“Setelah itu, Saya didatangi lagi sama PLN. Akan memberikan nilai yang baru karena yang lama dianggap tidak pantas. Perubahan yang baru saya dijanjikan ganti rugi yang sesuai,” jelasnya.
Ia melanjutkan, PLN Kembali melakukan pendataan lagi pada Agustus 2021 dengan dalih pemilik lahan yang meminta. Padahal tidak ada sama sekali Yusuf meminta melakukan pendataan, karena sudah ada data yang nyata. Sudah 6 kali dilakukan pendataan sejak 2017.
“Didata selama 5 hari. Dan saya cocokkan data dengan PLN setelah disurvei. Sudah cocok dan saya minta copy data yang sudah dirapikan,” terangnya.
Setelah menunggu beberapa hari, datang perwakilan PLN, dan Yusuf menerika data sekaligus nilai kompensasi sebesar Rp 640 juta. Nilai tersebut, menurutnya hanya diputuskan sepihak oleh PLN tanpa melibatkan dirinya.

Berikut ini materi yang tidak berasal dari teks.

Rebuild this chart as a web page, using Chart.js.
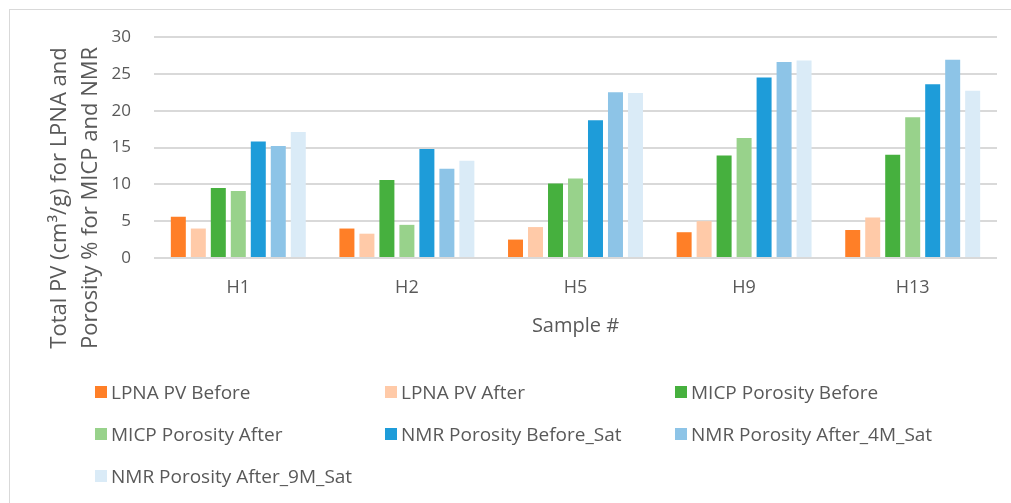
<!DOCTYPE html>
<html>
<head>
<meta charset="utf-8">
<script src="https://cdn.jsdelivr.net/npm/chart.js@4/dist/chart.umd.min.js"></script>
<style>
  html, body { margin: 0; padding: 0; background: #fff; overflow: hidden; }
  #wrap { position: relative; width: 1011px; height: 503px; font-family: "Open Sans", sans-serif; }
  #frame { position: absolute; left: 9px; top: 9px; width: 1200px; height: 700px;
           border: 1px solid #d9d9d9; box-sizing: border-box; }
  #chart { position: absolute; left: 0; top: 0; }
  #legend { position: absolute; left: 95px; top: 371px;
            display: grid; grid-template-columns: 290px 290px 290px; grid-auto-rows: 42px; }
  .item { display: flex; align-items: center; font-size: 19px; color: #595959; white-space: nowrap; }
  .swatch { width: 12px; height: 12px; margin-right: 4px; flex: none; }
</style>
</head>
<body>
<div id="wrap">
  <div id="frame"></div>
  <canvas id="chart" width="1011" height="503"></canvas>
  <div id="legend"></div>
</div>
<script>
// Samples and measured values per method
const categories = ['H1', 'H2', 'H5', 'H9', 'H13'];
const lpnaBefore  = [5.6, 4.0, 2.5, 3.5, 3.8];
const lpnaAfter   = [4.0, 3.3, 4.2, 5.0, 5.5];
const micpBefore  = [9.5, 10.6, 10.1, 13.9, 14.0];
const micpAfter   = [9.1, 4.5, 10.8, 16.3, 19.1];
const nmrBefore   = [15.8, 14.8, 18.7, 24.5, 23.6];
const nmrAfter4M  = [15.2, 12.1, 22.5, 26.6, 26.9];
const nmrAfter9M  = [17.1, 13.2, 22.4, 26.8, 22.7];

const seriesNames = ['LPNA PV Before', 'LPNA PV After', 'MICP Porosity Before', 'MICP Porosity After',
                     'NMR Porosity Before_Sat', 'NMR Porosity After_4M_Sat', 'NMR Porosity After_9M_Sat'];
const seriesValues = [lpnaBefore, lpnaAfter, micpBefore, micpAfter, nmrBefore, nmrAfter4M, nmrAfter9M];
const seriesColors = ['#FF7F27', '#FFCAA8', '#46B03E', '#98D28B', '#1E9CD9', '#8DC4E7', '#DAEBF7'];

const yMin = 0, yMax = 30, yStep = 5;
const yTitleLines = ['Total PV (cm\u00B3/g) for LPNA and', 'Porosity % for MICP and NMR'];
const xTitle = 'Sample #';

const textColor = '#595959';
const fontFamily = '"Open Sans", sans-serif';

// Axis titles drawn at fixed offsets from the plot area
const axisTitles = {
  id: 'axisTitles',
  afterDraw(chart) {
    const { ctx, chartArea } = chart;
    ctx.save();
    ctx.fillStyle = textColor;
    ctx.font = '22px ' + fontFamily;
    ctx.textAlign = 'center';
    ctx.textBaseline = 'alphabetic';
    const cy = 198;
    const baselines = [66, 97];
    yTitleLines.forEach((line, i) => {
      ctx.save();
      ctx.translate(baselines[i], cy);
      ctx.rotate(-Math.PI / 2);
      ctx.fillText(line, 0, 0);
      ctx.restore();
    });
    ctx.font = '20px ' + fontFamily;
    ctx.fillText(xTitle, (chartArea.left + chartArea.right) / 2, 332);
    ctx.restore();
  }
};

const chart = new Chart(document.getElementById('chart'), {
  type: 'bar',
  data: {
    labels: categories,
    datasets: seriesNames.map((name, i) => ({
      label: name,
      data: seriesValues[i],
      backgroundColor: seriesColors[i],
      borderWidth: 0,
      categoryPercentage: 0.83,
      barPercentage: 0.75
    }))
  },
  options: {
    responsive: false,
    animation: false,
    devicePixelRatio: 1,
    layout: { padding: { top: 37, right: 14, left: 0, bottom: 0 } },
    plugins: {
      legend: { display: false },
      tooltip: { enabled: false }
    },
    scales: {
      x: {
        grid: { display: false, drawTicks: false },
        border: { display: false },
        ticks: { color: textColor, font: { family: fontFamily, size: 18 }, padding: 19 },
        afterFit(scale) { scale.height = 245; }
      },
      y: {
        min: yMin, max: yMax,
        grid: { color: '#d9d9d9', lineWidth: 2, drawTicks: false },
        border: { display: false },
        ticks: { stepSize: yStep, color: textColor, font: { family: fontFamily, size: 17 }, padding: 23 },
        afterFit(scale) { scale.width = 154; }
      }
    }
  },
  plugins: [axisTitles]
});

// Legend laid out as a three-column grid from the chart's own legend items
const legendEl = document.getElementById('legend');
chart.options.plugins.legend.labels.generateLabels(chart).forEach(item => {
  const div = document.createElement('div');
  div.className = 'item';
  const sw = document.createElement('span');
  sw.className = 'swatch';
  sw.style.background = item.fillStyle;
  div.appendChild(sw);
  div.appendChild(document.createTextNode(item.text));
  legendEl.appendChild(div);
});
</script>
</body>
</html>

“Saya masih bertahan. Beberapa berita acara yang diajukan untuk ditandatangani kami tolak,” sebut Yusuf.
Akibat tidak ada kesepakatan, Yusuf mengajukan harga ganti tanam tumbuh. Di mana, tanaman kecil Rp 500 ribu per pokok, tanaman besar Rp 1 juta dan tanaman produktif Rp 1,5 juta. Nominal itu mengikuti harga pemilik lahan yang lainnya.
“Harapannya, dengan kami memberikan harga ada itikat baik PLN untuk sama-sama bernegoisasi harga. Bagaimana jalan keluarnya yang baik,” imbuhnya.
Namun, PLN dianggap mengambil inisiatif sendiri. Memaksakan data beserta nilai ganti rugi untuk dititipkan ke Pengadilan Negeri (PN) Tanjung Redeb. Dengan dalih sudah melakukan musyawarah, padahal tidak ada.
Akhirnya, Yusuf mendapatkan undangan untuk menghadiri sidang penitipan. Hadir hanya sebagai pendengar dan untuk berbicara diminta untuk menggunakan jasa kuasa hukum.
Tak lama, dirinya mendapatkan surat penetapan konsinyasi Nomor: 11/Pdt.P-Kons/2021/PN TNR dan Nomor: 14/Pdt.P-Kons/2021/PN TNR. Itu, menjadi dasar berkekuatan hukum melakukan penebangan atau penindakan untuk melanjutkan proyek tersebut.
“Sidang penetapan 22 November kami tidak dipanggil. Kami baru tahu 25 November. Sudah datang ingin menumbang tanaman. Saya tolak dan batal,” ucapnya.
Setelah itu, pihaknya mendapatkan Surat permohonan eksekusi berisi. Namun, sidang ditunda dan dilanjutkan 20 Desember 2021 nantinya.
“Untuk langkah selanjutnya, kami masih menunggu sidang permohonan eksekusi. Saya serahkan semua kepada kuasa hukum saya,” pungkasnya.
Sementara itu, Faal Murreyza Dundah, Manager Unit Pelaksana Proyek Kalimantan Bagian Timur 2 (UPP KALBAGTIM 2) menuturkan, dalam upaya pemenuhan kebutuhan energi listrik di Kalimantan, PT PLN Persero membangun sistem jaringan interkoneksi melalui Saluran Udara Tegangan Tinggi 150 kilovolt (SUTT 150 kV). Sistem kelistrikan interkoneksi Kalimantan pada sistem Mahakam saat ini memiliki daya mampu sebesar 865 MW dengan beban puncak 505 MW. Saat ini sistem mendukung kebutuhan energi listrik yang ada di sebagian besar wilayah Kalimantan Timur. Dari data tersebut terdapat daya surplus sebesar kurang lebih 360 MW dimana daya yang besar ini akan dialirkan ke ujung Kalimantan timur hingga interkoneksi yang akan menghubungkan provinsi Kalimantan Timur dan Kalimantan Utara.
“Dari seluruh upaya pembangunan interkoneksi jaringan transmisi yang menjadi Proyek Strategis Nasional (PSN) di Provinsi Kalimantan Timur, SUTT 150 kV Tanjung Redeb — Tanjung Selor menjadi prioritas pembangunan infrastruktur ketenagalistrikan. Diimana transmisi ini akan menjadi pintu gerbang interkoneksi sistem ketenagalistrikan bagi 2 provinsi dan peningkatan keandalan sistem ketenagalistrikan di Kalimantan Timur dan Kalimantan Utara yang ada dalam wilayah kerja PT PLN (Persero) Unit Induk Pembangunan Kalimantan Bagian Timur (UIP Kalbagtim),” jelasnya.